In this study, lung tumours are found located more in the right side (52%) than in the left. Saha et al(1) & Basnet et al(11) also found similar results. zone-wise distribution of lung tumours on the basis of CT scan findings and found that the mid zone (48%) is the most common site followed by the upper zone in contrast to the study by Saha et al(5) & Behara et al(12) that upper zone was the most frequent side.

The lesions are quite large in our series: the majority of the thoracic mass lesions (60 out of 79 cases) were 5-10 cm in diameter. The pulmonary mass lesions were more variably sized (1.6-14.1 cm) similar to the study by Saha et al but unlike to Singh et al (1.2-5.6 cm).

Consistent with findings from study by Singh et al & Saha et al, we observed a notable correlation of complications with the distance of the pleura from the lesion. All complications were seen where the lesions were the furthest, i.e., 5-6 cm away from the pleura.

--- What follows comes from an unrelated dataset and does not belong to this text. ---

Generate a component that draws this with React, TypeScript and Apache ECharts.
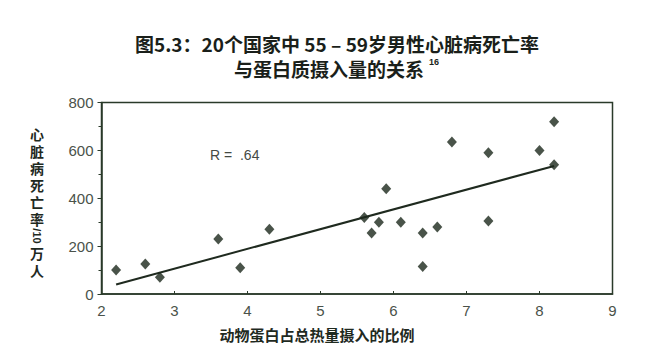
import React, { useEffect, useRef } from "react";
import * as echarts from "echarts";

const xValues = [2.2, 2.6, 2.8, 3.6, 3.9, 4.3, 5.6, 5.7, 5.8, 5.9, 6.1, 6.4, 6.4, 6.6, 6.8, 7.3, 7.3, 8.0, 8.2, 8.2];
const yValues = [100, 125, 70, 230, 110, 270, 320, 255, 300, 440, 300, 255, 115, 280, 635, 590, 305, 600, 720, 540];
const fitLine = [
  [2.2, 40],
  [8.2, 535],
];
const xTicks = [2, 3, 4, 5, 6, 7, 8, 9];
const yTicks = [0, 200, 400, 600, 800];

const titleLine1 = "图5.3：20个国家中 55 – 59岁男性心脏病死亡率";
const titleLine2 = "与蛋白质摄入量的关系";
const titleSup = "16";
const xName = "动物蛋白占总热量摄入的比例";
const yNameTop = ["心", "脏", "病", "死", "亡", "率"];
const yNameMid = "/10";
const yNameBottom = ["万", "人"];
const rLabel = "R =  .64";

const ink = "#1f2a1f";
const tickColor = "#4a524a";
const cjkFont = "'Noto Sans CJK SC', 'Noto Sans', sans-serif";
const latinFont = "'Liberation Sans', Arial, sans-serif";

export default function App() {
  const ref = useRef<HTMLDivElement>(null);
  useEffect(() => {
    if (!ref.current) return;
    const chart = echarts.init(ref.current, null, { renderer: "svg" });
    const points = xValues.map((x, i) => [x, yValues[i]]);
    const charText = (ch: string, y: number) => ({
      type: "text",
      x: 37,
      y,
      style: {
        text: ch,
        fill: ink,
        font: `bold 14px ${cjkFont}`,
        textAlign: "center",
        textVerticalAlign: "middle",
      },
    });
    const yNameTopY = [134, 151, 168, 185, 202, 219];
    const yNameBottomY = [253, 270];
    chart.setOption({
      animation: false,
      backgroundColor: "#ffffff",
      grid: {
        left: 101.5,
        top: 102.5,
        width: 511,
        height: 191.5,
        show: true,
        borderColor: "#2a3a2a",
        borderWidth: 1.5,
        backgroundColor: "transparent",
      },
      xAxis: {
        type: "value",
        min: xTicks[0],
        max: xTicks[xTicks.length - 1],
        interval: 1,
        axisLine: { show: true, lineStyle: { color: "#2a3a2a", width: 1.5 } },
        axisTick: { show: true, inside: true, length: 3, lineStyle: { color: "#2a3a2a" } },
        splitLine: { show: false },
        axisLabel: { color: tickColor, fontSize: 15, fontFamily: latinFont, margin: 9 },
      },
      yAxis: {
        type: "value",
        min: yTicks[0],
        max: yTicks[yTicks.length - 1],
        interval: 200,
        axisLine: { show: true, lineStyle: { color: "#2a3a2a", width: 1.5 } },
        axisTick: { show: true, length: 4, lineStyle: { color: "#2a3a2a" } },
        minorTick: { show: true, splitNumber: 2, length: 3, lineStyle: { color: "#2a3a2a" } },
        splitLine: { show: false },
        axisLabel: { color: tickColor, fontSize: 15, fontFamily: latinFont, margin: 8 },
      },
      series: [
        {
          type: "line",
          data: fitLine,
          showSymbol: false,
          symbol: "none",
          lineStyle: { color: ink, width: 2 },
          z: 2,
        },
        {
          type: "scatter",
          data: points,
          symbol: "diamond",
          symbolSize: [10, 11],
          itemStyle: { color: "#1c281c" },
          z: 3,
        },
      ],
      graphic: [
        {
          type: "text",
          x: 337,
          y: 43,
          style: {
            text: titleLine1,
            fill: "#1a1f1a",
            font: `bold 19px ${cjkFont}`,
            textAlign: "center",
            textVerticalAlign: "middle",
          },
        },
        {
          type: "text",
          x: 329,
          y: 68,
          style: {
            text: titleLine2,
            fill: "#1a1f1a",
            font: `bold 19px ${cjkFont}`,
            textAlign: "center",
            textVerticalAlign: "middle",
          },
        },
        {
          type: "text",
          x: 429,
          y: 62,
          style: {
            text: titleSup,
            fill: "#1a1f1a",
            font: `bold 9px ${latinFont}`,
            textAlign: "left",
            textVerticalAlign: "middle",
          },
        },
        {
          type: "text",
          x: 210,
          y: 155,
          style: {
            text: rLabel,
            fill: "#444a44",
            font: `14px ${latinFont}`,
            textAlign: "left",
            textVerticalAlign: "middle",
          },
        },
        {
          type: "text",
          x: 317,
          y: 334,
          style: {
            text: xName,
            fill: ink,
            font: `bold 15px ${cjkFont}`,
            textAlign: "center",
            textVerticalAlign: "middle",
          },
        },
        ...yNameTop.map((ch, i) => charText(ch, yNameTopY[i])),
        {
          type: "text",
          x: 37,
          y: 236,
          rotation: -Math.PI / 2,
          style: {
            text: yNameMid,
            fill: ink,
            font: `bold 11px ${latinFont}`,
            textAlign: "center",
            textVerticalAlign: "middle",
          },
        },
        ...yNameBottom.map((ch, i) => charText(ch, yNameBottomY[i])),
      ],
    });
    return () => chart.dispose();
  }, []);
  return (
    <div
      ref={ref}
      style={{ position: "fixed", left: 0, top: 0, width: 646, height: 363, background: "#fff" }}
    />
  );
}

The overall rate of complications in our study was also remarkably less than other series where the range varied from six to 50%. (5),(8),(9),(10),(13) This was thought to be due to the larger size of the tumour masses in our series and also due to our meticulous and proper aspiration procedure.

Cytological diagnosis was made in 74 out of 79 cases (93.7%) and from the rest of the 5 cases where sampling was inadequate 2 cases have been diagnosed properly by subsequent biopsy. Of the 76 diagnosed cases (including those confirmed by biopsy) incidence of malignancy (92.4%) was found prevalent over benign conditions (5%). The results are comparable with that of others i.e Saha et al (96.5%)(5), Basnet et al (62%)(12), Bandyopadhyay et al (67.9%)(9), Singh et al (81.8%)(8) etc. Of all the cases of primary lung malignancies, adenocarcinoma was found most commonly (n=31; 39.2%) followed by squamous cell study are undifferentiated carcinoma (3 cases, 3.8%), large cell carcinoma (1 case, 1.3%), sarcomatoid carcinoma (1 case, 1.3%). These findings are clearly in contrast with results reported by Saha et al, Bandyopadhyay et al, Basnet et al where squamous cell carcinoma was prevalent (42.6%, 28.9%, 27% respectively). On the contrary, Tan et al(10) found higher incidence adenocarcinoma in their work.

The prevalence of squamous cell carcinoma and adenocarcinoma were similar (22%) in the study by Singh et al (2004) but studies by Guoliamos (2000)(14) & Rajwanshi (1989)(15) found relatively higher percentage of large cell carcinomas. D. Behara & T. Balamugesh in their ‘Lung cancer in India’ article figured higher incidence of squamous cell carcinoma (34.6%) and an interestingly significant percentage of anaplastic carcinomas (27.6%). In our study, poorly differentiated carcinoma (including undifferentiated & sarcomatoid ones) were prevalent over large cell carcinoma clearly in contrast with Saha et al where both were equally prevalent (3.7% each).

Only one metastatic tumour was found in our study where the primary was an osteosarcoma involving left lower limb contrasting to that of Saha et al. Bandyopadhyay et al found 3 cases of secondary malignancy

Of all the benign lesions (4) we found, 3 cases were diagnosed as granulomatous inflammation consistent with tuberculosis. One case was diagnosed as hamartoma which was co-existent with a case of squamous cell carcinoma.

WHO classification of 1999 was adopted while describing the prevalence of lung tumours, but for practical purposes the classification into small cell and non-small cell categories is often satisfactory and often accomplished in majority of the cases.

 CONCLUSIONS

CT guided fine needle aspiration cytology (FNAC) is a simple and safe procedure with high diagnostic accuracy for the diagnosis and cell typing of lung cancer at tertiary care centers where ultrasound guided biopsy is not feasible. The procedure enables the clinician to obtain a definitive diagnosis in a high percentage of patients at an affordable cost in a short span of time. It is easy to perform in experienced hands, cost effective and less time consuming in comparison with surgical biopsy. Moreover, treatment decisions can be made based on this aspiration finding. In combination with clinical findings and radiological assistance in appropriate cases, high level of diagnostic outcome can be achieved.